Nonetheless, given models of the FN and reinforcement learning, the results of the present study have implications for learning paradigms. For example, Holroyd and Coles (2002) have postulated a role for eligibility traces—or simple memories of actions that have been taken in the recent past—in their computational model of the FN. Eligibility traces represent the degree to which previously taken actions are eligible for consideration when attempting to attribute rewards to actions. When an action is taken, an eligibility trace for that action is initiated and immediately begins to decay with time (Doya, 2008).

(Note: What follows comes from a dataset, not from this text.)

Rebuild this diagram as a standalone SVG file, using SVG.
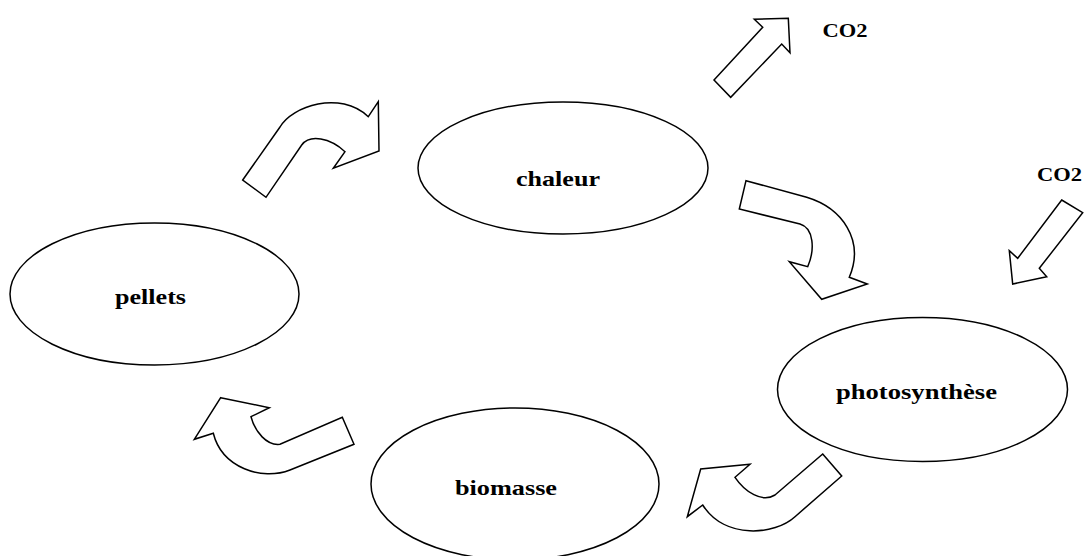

Holroyd and Coles suggested that the FN represents (1) a negative reward prediction error signal that coincides with (2) an eligibility trace presumably represented in the ACC. Indeed, the simulations they reported simply multiply the prediction error signals expected on a given trial by the sum of all current eligibility traces. Thus, if there were no significant eligibility traces—for example, if previous actions were taken only in the distant past—then their model would predict no FN even in the presence of significant prediction error.
Interestingly, and unlike traditional approaches, the eligibility traces employed by Holroyd and Coles (2002) do not decay systematically over time. Instead, their traces are essentially static, allowing a selected action to remain eligible indefinitely (i.e., until the end of the trial in their simulations). These authors argued that the eligibility traces embodied in their model represent, not intrinsic neuronal dynamics (cf. Bogacz et al., 2007), but something more akin to working memory, possibly subserved by persistent activity in cortical circuits (e.g., the dorsolateral prefrontal cortex). The present results are clearly inconsistent with this proposal. We observed robust differentiation of losses from rewards when feedback was delayed 1 s, but not when it was delayed 6 s. Furthermore, unlike studies in which the action–feedback association straddles other events of interest—for example, other cues (as in Pan et al., 2005), other actions (as in Bogacz et al., 2007), or both (as in Walsh & Anderson, 2011)—the delays in the present study were empty (participants spent them staring at a blank screen). Thus, there were no strong sources of interference that might have disrupted the eligibility traces associated with prior actions.
It is worth noting again that in the present study, rewards and losses were presented randomly and were not consistently associated with specific actions; thus, participants were unable to form strong associations between actions and outcomes. Therefore, although the present results appear inconsistent with the model suggested by Holroyd and Coles (2002), future studies will be needed in order to verify that the same pattern of results emerges in the context of a reinforcement learning paradigm. Additionally, future studies might examine the effects of a randomized design, in which the duration of feedback delay on each trial is unpredictable, in order to examine what role expectations about the timing of feedback might play in maintaining representations of action–outcome contingencies.
In sum, the present results are the first demonstration that action updating is subject to finite time constraints. However, because the present study evaluated the FN only at two time delays, the mechanisms and time course of this effect are unclear. Future studies might also profitably investigate multiple time delays to more thoroughly evaluate the time course of this decay.